Housing

The Big Issue responds to the 'broken promises' on starter homes

The National Audit Office found that the 2015 Conservative pledge to build 200,000 new starter homes with £2.3 billion funding has turned up nothing

Empty Homes

The failure to build starter homes despite “broken promises and empty pledges” is a sign of why we need to think about the impacts on future generations, says Big Issue Foundation CEO Stephen Robertson.

In the run up to the 2015 general election, the Conservatives pledged to build 200,000 new starter homes and set aside £2.3bn for the project.

The National Audit Office (NAO) dug into just how many homes had come from that investment and the results they released today were damning: not one has been built so far.

The Westminster watchdog found that the cash had since been spent on acquiring and preparing brownfield sites for housing generally, but only a portion of that has been used for affordable housing.

We need to act today to prevent the problems of tomorrow

Robertson, the CEO of our charitable arm, insisted that the findings show a need to move beyond “populist short-termism” to truly tackle the housing crisis and end homelessness.

Broken promises and empty pledges litter our political landscape,” he said. “The serious shortage of affordable homes and high rents are proven causes of homelessness. The Government’s 2015 manifesto commitment to build 200,000 ‘starter homes’ for first-time buyers under the age of 40, if enacted, would have been contributing now to a longer-term reduction in the number of people who do not have a meaningful place to call home. Instead zero of these new ‘starter homes’ have been delivered.

“It is time for politicians to break free from populist short-termism and follow the lead set out in John Bird’s ‘Future Generations Bill’; we need to act today to prevent the problems of tomorrow. And that starts with building the homes that are so desperately needed.”

It is conceded by the NAO that some developers may have built and sold homes that conform the starter home specifications – but legally they cannot be marketed as such because the legislation required to do so never came into force.

Even though the Housing and Planning Act (2016) received royal assent in May 2016, the secondary legislation has yet to come into force and had been pencilled in to do so this year.

But the regulations have not been introduced into parliament yet and, with the current parliamentary pre-election upheaval, there is little sign of it.

And, in fact, the government no longer has a budget dedicated to the delivery of starter homes, instead the funding earmarked for them was reallocated in the 2017 Autumn Budget, packed into the £9bn Shared Ownership and Affordable Homes programme.

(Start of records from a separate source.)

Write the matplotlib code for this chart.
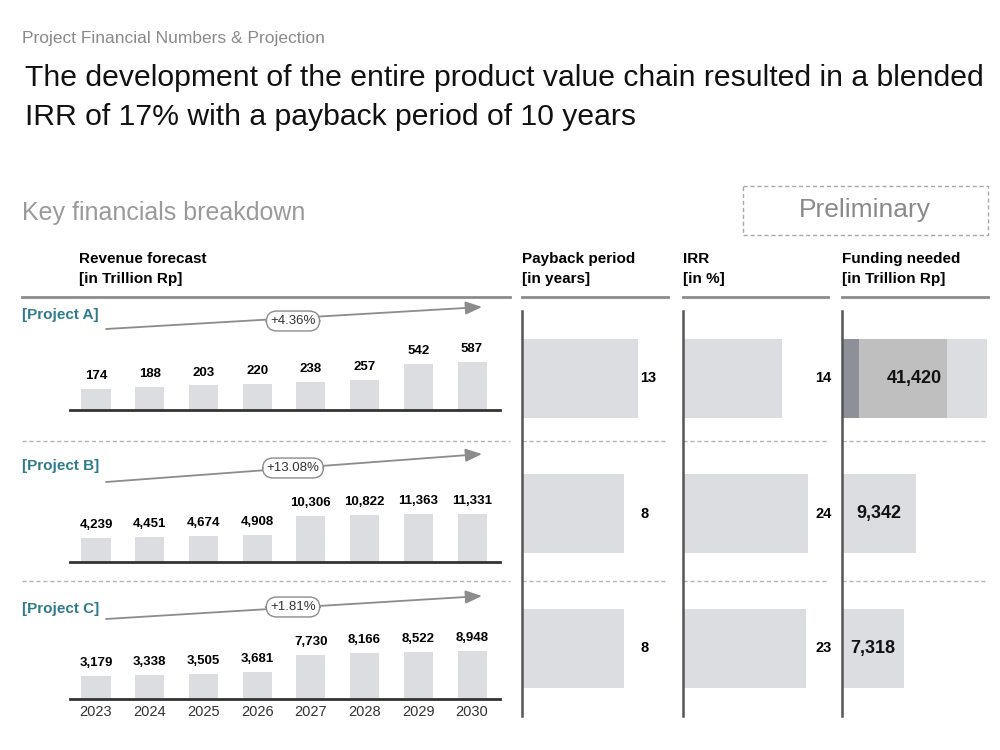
import matplotlib.pyplot as plt
from matplotlib.patches import Rectangle
import numpy as np

plt.rcParams['font.family'] = ['Liberation Sans Narrow', 'Liberation Sans', 'DejaVu Sans']

years = ['2023', '2024', '2025', '2026', '2027', '2028', '2029', '2030']
projects = ['[Project A]', '[Project B]', '[Project C]']
revenue_a = [174, 188, 203, 220, 238, 257, 542, 587]
revenue_b = [4239, 4451, 4674, 4908, 10306, 10822, 11363, 11331]
revenue_c = [3179, 3338, 3505, 3681, 7730, 8166, 8522, 8948]
growth = ['+4.36%', '+13.08%', '+1.81%']
payback = [13, 8, 8]
irr = [14, 24, 23]
funding = [41420, 9342, 7318]
# project A funding split, cumulative
funding_a_split = [2800, 17900]

light = '#dcdde0'
mid = '#bfbfc0'
dark = '#8e9097'
teal = '#2f7c8c'

fig = plt.figure(figsize=(10, 7.5), dpi=100)


def px(x0, y0, x1, y1):
    # pixel box -> figure fraction
    return [x0 / 1000, 1 - y1 / 750, (x1 - x0) / 1000, (y1 - y0) / 750]


bg = fig.add_axes([0, 0, 1, 1])
bg.set_xlim(0, 1000)
bg.set_ylim(750, 0)
bg.axis('off')

bg.text(22, 38, 'Project Financial Numbers & Projection', fontsize=12.5, color='#8a8a8a', va='center')
bg.text(25, 78, 'The development of the entire product value chain resulted in a blended',
        fontsize=21.7, color='#111111', va='center')
bg.text(25, 117, 'IRR of 17% with a payback period of 10 years', fontsize=21.7, color='#111111', va='center')
bg.text(22, 213, 'Key financials breakdown', fontsize=18, color='#9a9a9a', va='center')

bg.add_patch(Rectangle((743, 186), 245, 49, fill=False, ec='#a8a8a8', lw=1, ls=(0, (3, 2))))
bg.text(865, 210, 'Preliminary', fontsize=19, color='#8a8a8a', ha='center', va='center')

headers = [(79, 'Revenue forecast', '[in Trillion Rp]'),
           (522, 'Payback period', '[in years]'),
           (683, 'IRR', '[in %]'),
           (842, 'Funding needed', '[in Trillion Rp]')]
for hx, l1, l2 in headers:
    bg.text(hx, 259, l1, fontsize=11, fontweight='bold', va='center')
    bg.text(hx, 279, l2, fontsize=11, fontweight='bold', va='center')

cols = [(22, 510), (522, 668), (683, 828), (842, 988)]
for c0, c1 in cols:
    bg.plot([c0, c1], [297, 297], color='#8c8c8c', lw=2)
    for yy in [441, 581]:
        bg.plot([c0, c1], [yy, yy], color='#b4b4b4', lw=1, ls=(0, (3, 2)))

label_y = [315, 466, 609]
arrow_y = [(329, 307), (482, 454), (619, 596)]
oval_y = [321, 468, 607]
for i in range(3):
    bg.text(22, label_y[i], projects[i], fontsize=11, fontweight='bold', color=teal, va='center')
    bg.annotate('', xy=(482, arrow_y[i][1]), xytext=(106, arrow_y[i][0]),
                arrowprops=dict(arrowstyle='-|>,head_length=1.0,head_width=0.4', mutation_scale=10,
                                color='#8c8c8c', lw=1.3, shrinkA=0, shrinkB=0))
    bg.text(293, oval_y[i], growth[i], fontsize=9.5, color='#333333', ha='center', va='center',
            bbox=dict(boxstyle='round,pad=0.3,rounding_size=0.8', fc='white', ec='#8c8c8c', lw=1))

# revenue bars
baselines = [410, 562, 699]
x = np.arange(len(years))
for i, vals in enumerate([revenue_a, revenue_b, revenue_c]):
    yb = baselines[i]
    ax = fig.add_axes(px(70, yb - 48, 500, yb))
    ax.set_facecolor('none')
    ax.set_yscale('log')
    lo = min(vals) / 2.6
    ax.set_ylim(lo, max(vals))
    ax.set_xlim(-0.484, 7.52)
    v = np.array(vals)
    ax.bar(x, v - lo, bottom=lo, width=0.54, color=light)
    for xi, val in zip(x, vals):
        ax.annotate(f'{val:,}', (xi, val), xytext=(0, 5), textcoords='offset points',
                    ha='center', va='bottom', fontsize=9.5, fontweight='bold', annotation_clip=False)
    for s in ['top', 'right', 'left']:
        ax.spines[s].set_visible(False)
    ax.spines['bottom'].set_color('#333333')
    ax.spines['bottom'].set_linewidth(2)
    ax.set_yticks([])
    ax.set_yticks([], minor=True)
    if i == 2:
        ax.set_xticks(x)
        ax.set_xticklabels(years, fontsize=10.5, color='#333333')
        ax.tick_params(axis='x', length=0, pad=4)
    else:
        ax.set_xticks([])

# right panels
rows = np.arange(3)
panels = [(522, 668, payback, (0.23, 37)),
          (683, 833, irr, (1.8, 40.3)),
          (842, 988, funding, (1980, 42300))]
for k, (p0, p1, vals, lim) in enumerate(panels):
    ax = fig.add_axes(px(p0, 311, p1, 716))
    ax.set_facecolor('none')
    ax.set_xscale('log')
    ax.set_xlim(*lim)
    ax.set_ylim(2.5, -0.5)
    lo = lim[0]
    v = np.array(vals)
    ax.barh(rows, v - lo, left=lo, height=0.58, color=light)
    if k == 2:
        ax.barh(0, funding_a_split[1] - lo, left=lo, height=0.58, color=mid)
        ax.barh(0, funding_a_split[0] - lo, left=lo, height=0.58, color=dark)
        for r, val in zip(rows, vals):
            ax.text(np.sqrt(lo * val), r, f'{val:,}', ha='center', va='center',
                    fontsize=13, fontweight='bold', color='#111111')
    elif k == 0:
        for r, val in zip(rows, vals):
            ax.text(0.81, r, str(val), transform=ax.get_yaxis_transform(), ha='left', va='center',
                    fontsize=10.5, fontweight='bold')
    else:
        for r, val in zip(rows, vals):
            ax.text(0.99, r, str(val), transform=ax.get_yaxis_transform(), ha='right', va='center',
                    fontsize=10.5, fontweight='bold')
    for s in ['top', 'right', 'bottom']:
        ax.spines[s].set_visible(False)
    ax.spines['left'].set_color('#555555')
    ax.spines['left'].set_linewidth(1.8)
    ax.set_xticks([])
    ax.set_xticks([], minor=True)
    ax.set_yticks([])

fig.savefig('out.png', dpi=100)
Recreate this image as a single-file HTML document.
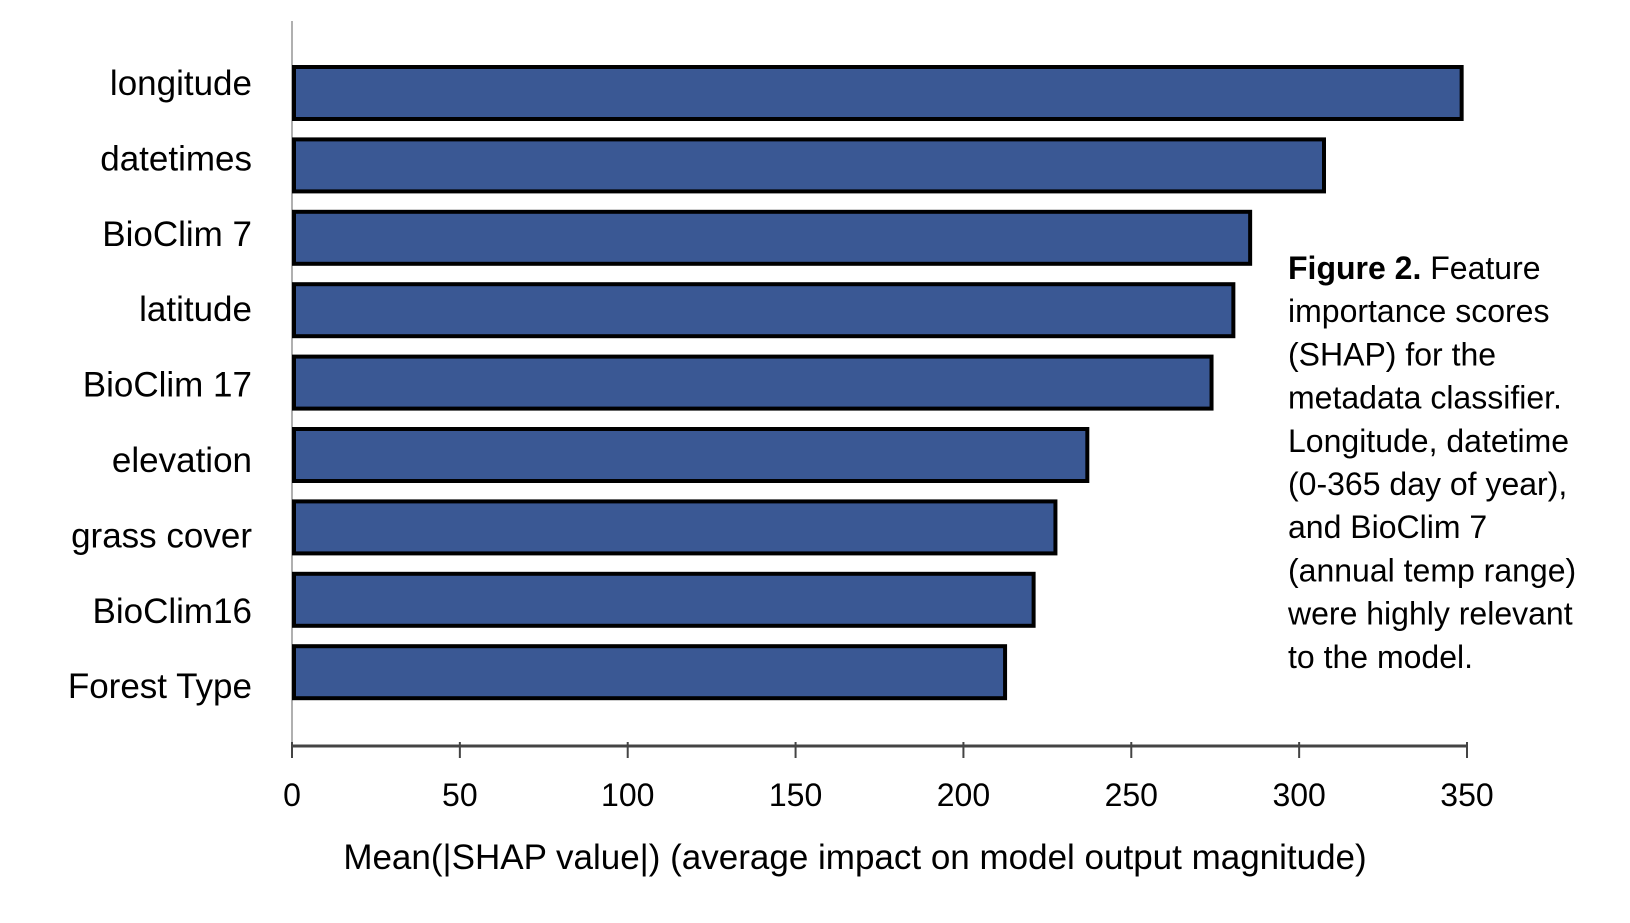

There was a shift in targets, with MHCLG helping 200,000 households into home ownership through starter homes, shared ownership, Right to Buy and Help to Buy as opposed to just starter homes – with the policy effectively dead.

In that time, MHCLG spent £174m preparing sites for starter homes but did not build any homes.

Meanwhile, the UK remains trapped in a housing crisis with just 6,434 social rent homes delivered last year while 21,500 homes were lost through sales, conversions and demolitions, according to Shelter research released today.

News of the NAO’s investigation was slammed as a “total failure” by Labour’s Shadow Housing Secretary John Healey while an MHCLG spokesperson responded by saying: “We are committed to building more homes and supporting people in home ownership”.